- Aim of the exercise
Return only the lines from the top of the data down to the one that holds "const LW = 5.5;", both included, without any pictures.

- Source excerpt
..........

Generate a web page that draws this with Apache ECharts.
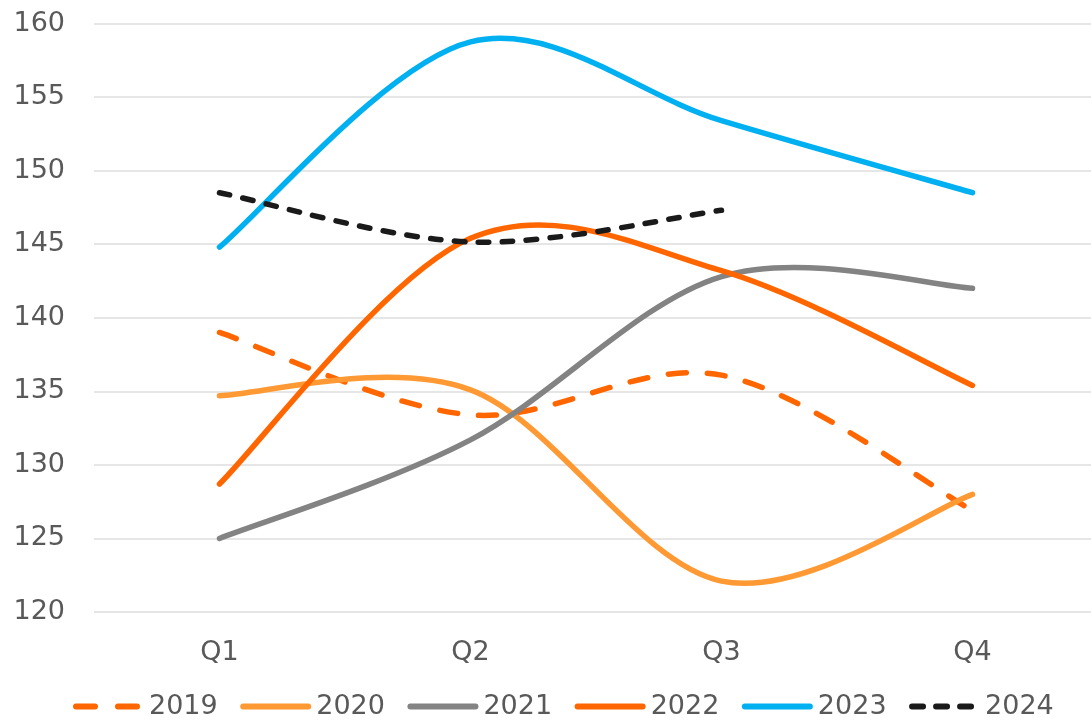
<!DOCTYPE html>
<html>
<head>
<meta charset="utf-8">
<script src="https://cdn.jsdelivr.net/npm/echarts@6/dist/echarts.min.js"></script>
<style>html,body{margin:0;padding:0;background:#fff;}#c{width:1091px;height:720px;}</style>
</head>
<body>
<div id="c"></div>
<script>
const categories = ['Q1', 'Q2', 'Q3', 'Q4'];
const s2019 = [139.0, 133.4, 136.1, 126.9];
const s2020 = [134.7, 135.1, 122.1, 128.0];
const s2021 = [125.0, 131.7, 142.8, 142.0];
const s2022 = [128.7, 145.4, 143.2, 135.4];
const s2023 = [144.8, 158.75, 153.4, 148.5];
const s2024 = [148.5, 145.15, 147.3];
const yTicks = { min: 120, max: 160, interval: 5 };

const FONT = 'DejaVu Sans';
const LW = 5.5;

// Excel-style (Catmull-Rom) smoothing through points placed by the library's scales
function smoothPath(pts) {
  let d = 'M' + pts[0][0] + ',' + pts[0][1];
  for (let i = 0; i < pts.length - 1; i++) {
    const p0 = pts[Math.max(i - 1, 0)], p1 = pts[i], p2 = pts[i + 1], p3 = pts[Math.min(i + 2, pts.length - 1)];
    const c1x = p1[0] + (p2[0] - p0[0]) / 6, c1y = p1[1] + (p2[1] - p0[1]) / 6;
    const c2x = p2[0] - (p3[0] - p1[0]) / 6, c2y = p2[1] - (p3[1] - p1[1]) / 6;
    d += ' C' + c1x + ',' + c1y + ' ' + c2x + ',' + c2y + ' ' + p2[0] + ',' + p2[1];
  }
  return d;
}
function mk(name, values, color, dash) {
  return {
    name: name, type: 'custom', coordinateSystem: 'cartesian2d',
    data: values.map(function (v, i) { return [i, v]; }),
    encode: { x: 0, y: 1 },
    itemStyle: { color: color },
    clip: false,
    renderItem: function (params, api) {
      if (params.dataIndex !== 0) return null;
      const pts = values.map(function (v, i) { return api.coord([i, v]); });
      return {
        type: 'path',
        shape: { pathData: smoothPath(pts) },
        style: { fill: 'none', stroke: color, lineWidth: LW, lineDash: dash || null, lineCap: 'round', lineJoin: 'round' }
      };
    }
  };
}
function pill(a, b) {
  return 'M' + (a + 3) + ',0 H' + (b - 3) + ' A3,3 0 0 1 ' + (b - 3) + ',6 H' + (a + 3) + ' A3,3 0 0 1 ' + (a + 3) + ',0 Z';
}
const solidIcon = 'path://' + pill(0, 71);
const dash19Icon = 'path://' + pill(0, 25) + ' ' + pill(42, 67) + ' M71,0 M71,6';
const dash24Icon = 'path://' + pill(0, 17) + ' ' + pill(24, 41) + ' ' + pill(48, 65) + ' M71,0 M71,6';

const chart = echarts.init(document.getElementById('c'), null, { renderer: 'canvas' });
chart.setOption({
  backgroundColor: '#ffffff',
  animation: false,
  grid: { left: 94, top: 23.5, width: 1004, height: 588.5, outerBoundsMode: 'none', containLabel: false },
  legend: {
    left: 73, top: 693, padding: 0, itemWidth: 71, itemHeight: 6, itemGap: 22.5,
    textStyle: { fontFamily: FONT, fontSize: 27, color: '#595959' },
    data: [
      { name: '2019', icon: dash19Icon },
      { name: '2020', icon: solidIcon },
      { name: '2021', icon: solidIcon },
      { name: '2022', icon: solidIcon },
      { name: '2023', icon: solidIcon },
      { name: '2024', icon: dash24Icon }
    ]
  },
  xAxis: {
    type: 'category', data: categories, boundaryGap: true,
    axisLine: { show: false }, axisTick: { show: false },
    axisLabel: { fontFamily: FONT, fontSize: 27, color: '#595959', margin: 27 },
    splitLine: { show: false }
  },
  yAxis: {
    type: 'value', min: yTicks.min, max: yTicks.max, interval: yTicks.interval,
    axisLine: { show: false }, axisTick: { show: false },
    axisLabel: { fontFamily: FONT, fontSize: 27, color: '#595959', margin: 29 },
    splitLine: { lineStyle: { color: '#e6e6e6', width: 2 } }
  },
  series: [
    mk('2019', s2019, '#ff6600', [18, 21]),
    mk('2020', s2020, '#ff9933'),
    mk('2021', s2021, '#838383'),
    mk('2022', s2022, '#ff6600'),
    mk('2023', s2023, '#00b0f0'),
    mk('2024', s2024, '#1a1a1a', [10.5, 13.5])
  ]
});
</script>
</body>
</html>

..........

- Solution to this problem
Generate a web page that draws this with Apache ECharts.
<!DOCTYPE html>
<html>
<head>
<meta charset="utf-8">
<script src="https://cdn.jsdelivr.net/npm/echarts@6/dist/echarts.min.js"></script>
<style>html,body{margin:0;padding:0;background:#fff;}#c{width:1091px;height:720px;}</style>
</head>
<body>
<div id="c"></div>
<script>
const categories = ['Q1', 'Q2', 'Q3', 'Q4'];
const s2019 = [139.0, 133.4, 136.1, 126.9];
const s2020 = [134.7, 135.1, 122.1, 128.0];
const s2021 = [125.0, 131.7, 142.8, 142.0];
const s2022 = [128.7, 145.4, 143.2, 135.4];
const s2023 = [144.8, 158.75, 153.4, 148.5];
const s2024 = [148.5, 145.15, 147.3];
const yTicks = { min: 120, max: 160, interval: 5 };

const FONT = 'DejaVu Sans';
const LW = 5.5;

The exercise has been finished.